COLLECTED DATA ->
· · ·

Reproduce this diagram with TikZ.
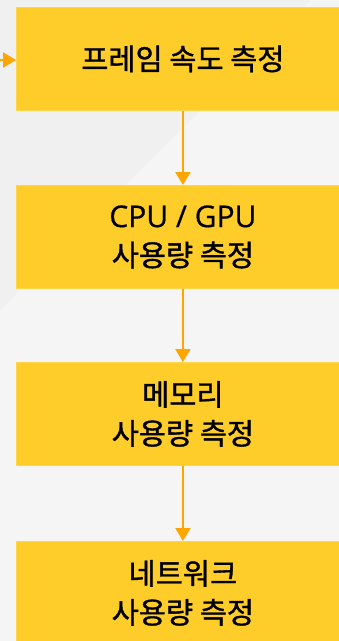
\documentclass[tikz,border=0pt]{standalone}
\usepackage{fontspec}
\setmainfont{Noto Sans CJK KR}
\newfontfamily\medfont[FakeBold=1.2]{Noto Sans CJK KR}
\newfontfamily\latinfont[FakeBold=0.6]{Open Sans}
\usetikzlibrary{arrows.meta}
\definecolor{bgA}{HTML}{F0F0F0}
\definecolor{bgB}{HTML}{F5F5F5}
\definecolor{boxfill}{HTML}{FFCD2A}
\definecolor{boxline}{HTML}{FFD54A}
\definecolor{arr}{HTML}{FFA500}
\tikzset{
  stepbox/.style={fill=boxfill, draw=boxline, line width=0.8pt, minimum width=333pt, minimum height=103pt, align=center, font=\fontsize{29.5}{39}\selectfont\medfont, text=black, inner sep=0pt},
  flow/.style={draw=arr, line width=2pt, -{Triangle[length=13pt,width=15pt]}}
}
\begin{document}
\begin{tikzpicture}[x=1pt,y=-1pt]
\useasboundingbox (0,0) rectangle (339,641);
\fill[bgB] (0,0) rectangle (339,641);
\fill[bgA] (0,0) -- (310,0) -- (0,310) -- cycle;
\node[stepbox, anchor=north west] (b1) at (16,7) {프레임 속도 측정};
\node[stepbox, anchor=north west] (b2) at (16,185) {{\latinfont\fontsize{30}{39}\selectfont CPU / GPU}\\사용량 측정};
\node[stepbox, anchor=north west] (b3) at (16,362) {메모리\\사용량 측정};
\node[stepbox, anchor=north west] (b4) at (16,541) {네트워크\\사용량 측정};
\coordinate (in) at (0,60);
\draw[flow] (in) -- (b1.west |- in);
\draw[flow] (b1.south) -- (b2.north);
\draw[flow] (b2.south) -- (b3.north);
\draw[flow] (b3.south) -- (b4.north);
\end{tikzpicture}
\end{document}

· · ·

DIRECTIVE ->
All of the data above should be quoted exactly, except for the pictures.

RESPONSE TO THIS EXERCISE ->
Reproduce this diagram with TikZ.
\documentclass[tikz,border=0pt]{standalone}
\usepackage{fontspec}
\setmainfont{Noto Sans CJK KR}
\newfontfamily\medfont[FakeBold=1.2]{Noto Sans CJK KR}
\newfontfamily\latinfont[FakeBold=0.6]{Open Sans}
\usetikzlibrary{arrows.meta}
\definecolor{bgA}{HTML}{F0F0F0}
\definecolor{bgB}{HTML}{F5F5F5}
\definecolor{boxfill}{HTML}{FFCD2A}
\definecolor{boxline}{HTML}{FFD54A}
\definecolor{arr}{HTML}{FFA500}
\tikzset{
  stepbox/.style={fill=boxfill, draw=boxline, line width=0.8pt, minimum width=333pt, minimum height=103pt, align=center, font=\fontsize{29.5}{39}\selectfont\medfont, text=black, inner sep=0pt},
  flow/.style={draw=arr, line width=2pt, -{Triangle[length=13pt,width=15pt]}}
}
\begin{document}
\begin{tikzpicture}[x=1pt,y=-1pt]
\useasboundingbox (0,0) rectangle (339,641);
\fill[bgB] (0,0) rectangle (339,641);
\fill[bgA] (0,0) -- (310,0) -- (0,310) -- cycle;
\node[stepbox, anchor=north west] (b1) at (16,7) {프레임 속도 측정};
\node[stepbox, anchor=north west] (b2) at (16,185) {{\latinfont\fontsize{30}{39}\selectfont CPU / GPU}\\사용량 측정};
\node[stepbox, anchor=north west] (b3) at (16,362) {메모리\\사용량 측정};
\node[stepbox, anchor=north west] (b4) at (16,541) {네트워크\\사용량 측정};
\coordinate (in) at (0,60);
\draw[flow] (in) -- (b1.west |- in);
\draw[flow] (b1.south) -- (b2.north);
\draw[flow] (b2.south) -- (b3.north);
\draw[flow] (b3.south) -- (b4.north);
\end{tikzpicture}
\end{document}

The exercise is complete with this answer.